DATA RECORDS:
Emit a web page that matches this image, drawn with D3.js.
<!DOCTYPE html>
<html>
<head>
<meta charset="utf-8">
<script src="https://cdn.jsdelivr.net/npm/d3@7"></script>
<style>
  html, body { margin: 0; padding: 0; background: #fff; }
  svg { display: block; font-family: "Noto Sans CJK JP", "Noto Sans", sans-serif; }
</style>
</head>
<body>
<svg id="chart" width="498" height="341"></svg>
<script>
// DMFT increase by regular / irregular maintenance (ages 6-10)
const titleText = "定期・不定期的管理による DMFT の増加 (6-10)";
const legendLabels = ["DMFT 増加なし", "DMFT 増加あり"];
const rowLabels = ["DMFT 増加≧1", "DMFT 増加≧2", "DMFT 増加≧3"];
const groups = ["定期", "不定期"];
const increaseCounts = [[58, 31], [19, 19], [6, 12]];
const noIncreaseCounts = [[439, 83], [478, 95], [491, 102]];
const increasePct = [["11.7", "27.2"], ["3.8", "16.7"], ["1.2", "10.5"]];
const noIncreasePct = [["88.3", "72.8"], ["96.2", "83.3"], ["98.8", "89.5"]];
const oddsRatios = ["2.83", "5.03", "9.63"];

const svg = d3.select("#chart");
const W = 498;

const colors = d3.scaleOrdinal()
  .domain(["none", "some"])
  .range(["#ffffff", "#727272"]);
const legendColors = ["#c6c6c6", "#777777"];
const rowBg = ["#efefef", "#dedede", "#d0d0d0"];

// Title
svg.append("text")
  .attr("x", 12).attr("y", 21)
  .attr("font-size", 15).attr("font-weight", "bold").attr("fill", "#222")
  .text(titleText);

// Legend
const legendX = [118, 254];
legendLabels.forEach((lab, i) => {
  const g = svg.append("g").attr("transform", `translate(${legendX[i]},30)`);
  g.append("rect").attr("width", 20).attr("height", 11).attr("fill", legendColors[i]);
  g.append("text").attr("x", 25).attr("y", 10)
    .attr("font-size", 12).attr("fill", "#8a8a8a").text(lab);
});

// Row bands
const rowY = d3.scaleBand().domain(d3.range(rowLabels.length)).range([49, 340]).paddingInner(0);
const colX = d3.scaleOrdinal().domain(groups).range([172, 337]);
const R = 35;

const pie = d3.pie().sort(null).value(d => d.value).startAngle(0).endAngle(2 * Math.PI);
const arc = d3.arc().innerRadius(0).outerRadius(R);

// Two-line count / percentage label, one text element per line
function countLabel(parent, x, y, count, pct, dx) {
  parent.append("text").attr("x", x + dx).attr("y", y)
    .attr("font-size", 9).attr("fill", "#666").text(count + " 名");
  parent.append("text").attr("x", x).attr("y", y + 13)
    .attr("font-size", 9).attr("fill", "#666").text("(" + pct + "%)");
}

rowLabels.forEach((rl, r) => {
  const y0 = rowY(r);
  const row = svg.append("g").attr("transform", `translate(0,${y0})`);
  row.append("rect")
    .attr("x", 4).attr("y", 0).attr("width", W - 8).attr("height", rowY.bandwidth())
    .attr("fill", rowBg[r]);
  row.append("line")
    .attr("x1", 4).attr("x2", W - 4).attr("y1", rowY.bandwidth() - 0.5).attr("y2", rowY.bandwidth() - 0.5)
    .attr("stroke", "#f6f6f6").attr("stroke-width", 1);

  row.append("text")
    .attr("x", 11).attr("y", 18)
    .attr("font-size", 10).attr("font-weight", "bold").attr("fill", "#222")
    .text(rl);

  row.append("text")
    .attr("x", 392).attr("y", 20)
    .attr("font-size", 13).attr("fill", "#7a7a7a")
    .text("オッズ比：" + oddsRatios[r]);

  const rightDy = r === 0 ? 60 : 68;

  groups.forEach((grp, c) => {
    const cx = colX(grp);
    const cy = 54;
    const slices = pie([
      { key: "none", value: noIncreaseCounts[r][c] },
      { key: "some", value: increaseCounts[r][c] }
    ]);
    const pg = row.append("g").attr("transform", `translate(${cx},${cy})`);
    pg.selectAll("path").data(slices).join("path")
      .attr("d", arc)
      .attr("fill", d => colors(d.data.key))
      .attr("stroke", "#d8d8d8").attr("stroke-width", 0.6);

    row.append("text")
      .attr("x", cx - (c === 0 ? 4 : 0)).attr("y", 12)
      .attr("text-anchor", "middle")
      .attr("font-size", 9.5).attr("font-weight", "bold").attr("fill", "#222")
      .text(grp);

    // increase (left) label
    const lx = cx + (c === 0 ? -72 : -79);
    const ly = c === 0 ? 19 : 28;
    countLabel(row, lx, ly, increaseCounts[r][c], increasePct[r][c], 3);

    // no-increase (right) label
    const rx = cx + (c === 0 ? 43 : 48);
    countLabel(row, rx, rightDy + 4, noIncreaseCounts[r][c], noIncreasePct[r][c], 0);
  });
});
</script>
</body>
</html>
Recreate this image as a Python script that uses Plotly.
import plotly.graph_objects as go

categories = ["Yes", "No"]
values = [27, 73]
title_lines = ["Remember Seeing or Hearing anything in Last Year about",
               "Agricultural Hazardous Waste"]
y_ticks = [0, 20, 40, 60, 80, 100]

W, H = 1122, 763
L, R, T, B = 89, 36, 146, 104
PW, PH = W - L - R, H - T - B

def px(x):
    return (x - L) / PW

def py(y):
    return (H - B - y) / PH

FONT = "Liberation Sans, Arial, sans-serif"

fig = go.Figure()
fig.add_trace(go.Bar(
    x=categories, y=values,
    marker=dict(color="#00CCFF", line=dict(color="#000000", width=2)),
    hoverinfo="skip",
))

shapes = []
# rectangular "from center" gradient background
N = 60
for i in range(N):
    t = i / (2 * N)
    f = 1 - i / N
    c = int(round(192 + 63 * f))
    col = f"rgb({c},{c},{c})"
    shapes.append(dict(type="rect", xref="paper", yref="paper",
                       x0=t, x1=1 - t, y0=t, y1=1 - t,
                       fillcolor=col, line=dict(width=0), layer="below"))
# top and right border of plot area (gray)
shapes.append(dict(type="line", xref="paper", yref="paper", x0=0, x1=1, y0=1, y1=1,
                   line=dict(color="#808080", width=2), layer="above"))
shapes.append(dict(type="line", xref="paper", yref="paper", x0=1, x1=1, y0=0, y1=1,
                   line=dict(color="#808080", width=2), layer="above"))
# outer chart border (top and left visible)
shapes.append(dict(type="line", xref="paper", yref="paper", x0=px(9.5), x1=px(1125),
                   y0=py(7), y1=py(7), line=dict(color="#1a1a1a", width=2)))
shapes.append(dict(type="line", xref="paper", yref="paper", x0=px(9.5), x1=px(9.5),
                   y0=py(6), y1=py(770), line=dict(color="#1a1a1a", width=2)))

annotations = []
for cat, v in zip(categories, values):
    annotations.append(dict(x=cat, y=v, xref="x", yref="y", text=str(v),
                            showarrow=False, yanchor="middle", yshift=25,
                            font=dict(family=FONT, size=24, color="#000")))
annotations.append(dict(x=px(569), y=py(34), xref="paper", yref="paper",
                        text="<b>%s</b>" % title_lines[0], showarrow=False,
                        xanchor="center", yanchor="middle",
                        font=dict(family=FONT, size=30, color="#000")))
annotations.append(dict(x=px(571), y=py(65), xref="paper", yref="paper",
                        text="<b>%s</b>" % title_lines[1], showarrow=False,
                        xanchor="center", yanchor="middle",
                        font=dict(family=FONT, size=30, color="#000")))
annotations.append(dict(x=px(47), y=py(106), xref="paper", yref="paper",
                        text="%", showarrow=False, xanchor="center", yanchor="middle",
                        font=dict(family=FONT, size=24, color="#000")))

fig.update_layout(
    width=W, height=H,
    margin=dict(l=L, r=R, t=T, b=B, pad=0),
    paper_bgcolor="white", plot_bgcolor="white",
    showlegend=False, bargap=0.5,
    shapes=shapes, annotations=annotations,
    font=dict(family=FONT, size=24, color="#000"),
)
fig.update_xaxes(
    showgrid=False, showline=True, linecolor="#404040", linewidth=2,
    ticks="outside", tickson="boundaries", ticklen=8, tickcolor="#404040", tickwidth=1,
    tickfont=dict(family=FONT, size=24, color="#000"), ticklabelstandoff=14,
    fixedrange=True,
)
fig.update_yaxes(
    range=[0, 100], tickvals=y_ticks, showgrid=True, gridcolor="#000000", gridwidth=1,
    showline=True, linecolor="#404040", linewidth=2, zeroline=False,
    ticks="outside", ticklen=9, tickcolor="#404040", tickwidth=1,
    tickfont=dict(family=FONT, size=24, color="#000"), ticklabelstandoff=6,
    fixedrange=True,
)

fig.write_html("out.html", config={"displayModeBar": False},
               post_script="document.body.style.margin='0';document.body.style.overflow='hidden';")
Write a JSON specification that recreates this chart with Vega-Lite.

TASK GOAL:
Search the entries for the word "with", then list each line that holds it.

SOLUTION TO THE PROBLEM:
Emit a web page that matches this image, drawn with D3.js.
Write a JSON specification that recreates this chart with Vega-Lite.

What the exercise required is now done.